Anyone with experience putting up a metal building 40' x 60'. I'm getting the concrete done but am contemplating putting up the building myself with a few friends. I'm told it's like a giant errector set. What's your alls thoughts. Is it a DIY'ers job or one left for the pros?


----------



## jm423 (Sep 18, 2011)

I'm 20 years ahead of you, but some points to consider: (1) We don't bounce or grow back together as fast anymore, (2) You will need a tractor/ front end loader to lift heavy/ unwieldy pieces, (3)Tools probably aren't an issue, but battery powered screw gun are a necessity, levels, tape measures, etc with spares among other items, and last but not least (4) Regardless of friendships, you have serious liability issues probably not covered by your homeowner policy that a lawyer can have a field day with. Just food for thought. Have you considered having the shell erected, then you et.al. doing inside work? Been there, done that.


----------



## On The Hook (Feb 24, 2009)

If you have the equipment and dedication, it a good project. I built one of my 50' x 100' x 14' buildings. It's hard work, but not that hard. You will need several helpers due to the size and weight of some of the pieces. Work safely and you will be ok. Expect more than a few cuts and bruises. If you want to do it and are up for the challange, go for it. I bet YouTube has at least several videos that show how its done that you may want to watch so you know what your getting into.


----------



## Hooked (Oct 15, 2004)

As others said, it's very doable.
We did our 40x60 several years ago. Rented a forklift to erect the frame then a scissor-lift to square the structure and tighten all the bolts. Put all the siding on with just ladders. When it came to the roof I relented and hired a contractor to do it. It was around Christmas and he needed work to keep his crew together so gave me a great deal. Best money spent. Those guys were up there and done in a day.
One tip I learned from them is to use a pair of vise grips to hold the siding piece in place while you plumb and screw it on. That would have saved my wife and me considerable time/aggravation when putting on the siding.


----------



## WVNative (Sep 16, 2010)

Thanks, all great suggestions and I appreciate the responses. Wish me luck, gonna give it a whirl. There is a barn raising party at my place over labor day weekend.


----------



## Stealth Mode (May 22, 2004)

I helped build several years ago. We prefabbed the trusses weeks before the build. Precut all of the pieces and assembled using plywood at the truss piece intersections. Glued and nailed. On the driveway, we built a form on plywood to lay the precut pieces in. We had access to a fork lift.
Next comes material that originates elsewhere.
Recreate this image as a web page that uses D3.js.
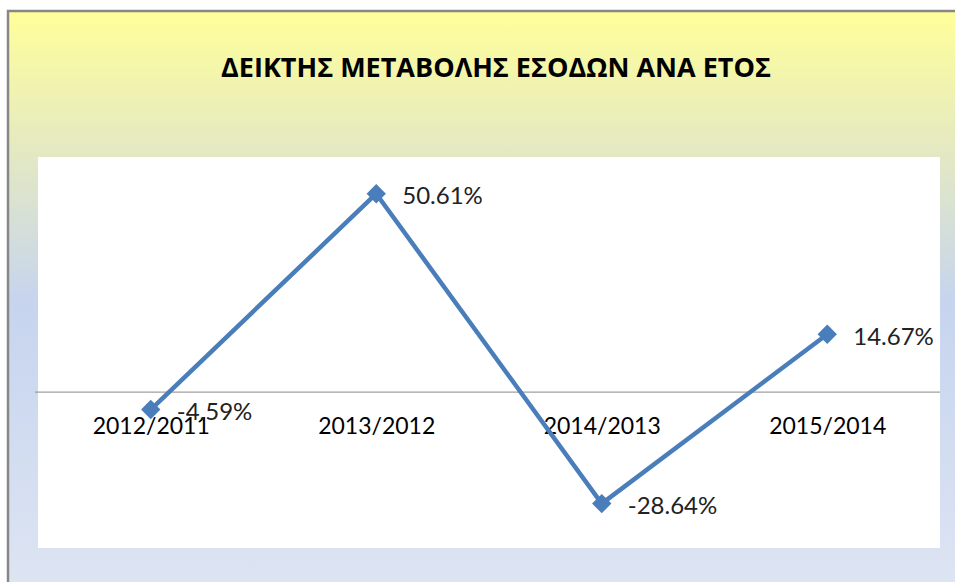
<!DOCTYPE html>
<html>
<head>
<meta charset="utf-8">
<script src="https://cdn.jsdelivr.net/npm/d3@7"></script>
<style>
  body { margin: 0; background: #ffffff; }
  svg { display: block; font-family: Lato, "Open Sans", sans-serif; }
</style>
</head>
<body>
<div class="chart"></div>
<script>
// chart data
var titleText = "ΔΕΙΚΤΗΣ ΜΕΤΑΒΟΛΗΣ ΕΣΟΔΩΝ ΑΝΑ ΕΤΟΣ";
var categories = ["2012/2011", "2013/2012", "2014/2013", "2015/2014"];
var values = [-4.59, 50.61, -28.64, 14.67];

var W = 955, H = 582;

// plot area inside the chart frame
var plot = { left: 38, top: 157, right: 940, bottom: 548 };

var svg = d3.select("div.chart").append("svg")
    .attr("width", W)
    .attr("height", H);

// background gradient of the chart frame
var defs = svg.append("defs");
var grad = defs.append("linearGradient")
    .attr("id", "bg")
    .attr("x1", 0).attr("y1", 0).attr("x2", 0).attr("y2", 1);
grad.append("stop").attr("offset", "0%").attr("stop-color", "#ffff99");
grad.append("stop").attr("offset", "25%").attr("stop-color", "#e3e8c4");
grad.append("stop").attr("offset", "50%").attr("stop-color", "#c6d4ee");
grad.append("stop").attr("offset", "100%").attr("stop-color", "#dee5f3");

svg.append("rect")
    .attr("x", 8)
    .attr("y", 11)
    .attr("width", W)
    .attr("height", H)
    .attr("fill", "url(#bg)")
    .attr("stroke", "#878787")
    .attr("stroke-width", 2.5);

svg.append("text")
    .attr("x", 496)
    .attr("y", 68)
    .attr("dy", "0.35em")
    .style("text-anchor", "middle")
    .style("font-family", "'Open Sans', sans-serif")
    .style("font-size", "27px")
    .style("font-weight", "bold")
    .style("fill", "#000")
    .text(titleText);

svg.append("rect")
    .attr("x", plot.left)
    .attr("y", plot.top)
    .attr("width", plot.right - plot.left)
    .attr("height", plot.bottom - plot.top)
    .attr("fill", "#ffffff");

// scales
var xScale = d3.scalePoint()
    .domain(categories)
    .range([plot.left, plot.right])
    .padding(0.5);

var yScale = d3.scaleLinear()
    .domain([-40, 60])
    .range([plot.bottom, plot.top]);

// category axis at zero
var xAxis = d3.axisBottom(xScale).tickSize(0).tickPadding(26);
var gx = svg.append("g")
    .attr("class", "x axis")
    .attr("transform", "translate(0," + yScale(0) + ")")
    .call(xAxis);
gx.select(".domain")
    .attr("d", "M" + (plot.left - 3) + ",0.5H" + plot.right)
    .attr("stroke", "#888888")
    .attr("stroke-width", 1);
gx.selectAll("text")
    .style("font-size", "23px")
    .style("font-family", "Lato, 'Open Sans', sans-serif")
    .style("fill", "#000");

// series line
var line = d3.line()
    .x(function(d, i) { return xScale(categories[i]); })
    .y(function(d) { return yScale(d); });

svg.append("path")
    .datum(values)
    .attr("d", line)
    .attr("fill", "none")
    .attr("stroke", "#4a7ebb")
    .attr("stroke-width", 4.5)
    .attr("stroke-linejoin", "round");

svg.append("g").selectAll(".pt")
    .data(values)
    .enter().append("path")
    .attr("class", "pt")
    .attr("transform", function(d, i) {
        return "translate(" + xScale(categories[i]) + "," + yScale(d) + ")";
    })
    .attr("d", d3.symbol().type(d3.symbolDiamond2).size(240))
    .attr("fill", "#4a7ebb");

svg.append("g").selectAll(".lbl")
    .data(values)
    .enter().append("text")
    .attr("class", "lbl")
    .attr("x", function(d, i) { return xScale(categories[i]) + 26; })
    .attr("y", function(d) { return yScale(d) + 2; })
    .attr("dy", "0.35em")
    .style("font-size", "24px")
    .style("fill", "#222")
    .text(function(d) { return d.toFixed(2) + "%"; });
</script>
</body>
</html>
Almost 40 years ago helped my uncle extend his gable out to build a carport/washroom. Using rope, we got the pre bought trusses up there. Set them upside down on the top plate and pulled them up into place. Good luck.


----------



## BluewaterAg26 (Jan 12, 2009)

Get all the equipment, tools, ladders, and help and it should be pretty easy. Make sure your buddies are wearing fall protection...


----------



## WVNative (Sep 16, 2010)

Well the frame is built. Nothing left but the angle braces, cable bracing and sheeting. My neighbor really came to the rescue. His sugar cane crew has been rained out this past week-end and he brought them to my place with 2 fork trucks to give them some work. We put it up this weekend. A hugh thanks goes to my neighbor. I owe him big time. I'd still be looking at the bundles if it were not for him. Aside from all the permitting required over here the project has gone well. I underestimated the concrete by $1500.00 mostly steel reinforcement and a extra 8 yds of concrete. All in all going to be a nice shop and place to store and work on my boat.


----------



## Hooked (Oct 15, 2004)

The angle braces and cable bracing gave me a lot of exercise.......lol Check plumb, climb ladder, check plumb, tighten bolts, climb down ladder, go to next post, check plumb, climb ladder, check plumb, tighten bolts, repeat for all the posts/braces on one side, check plumb, rats slightly off, repeat above steps. Repeat multiple times on each wall. Check corner-to-corner, rats, repeat some of the previous steps again. 

Glad you got a good start on your building. Getting the frame up is a major piece. Putting on the skin goes much fast if you have a couple helpers. Pictures......


----------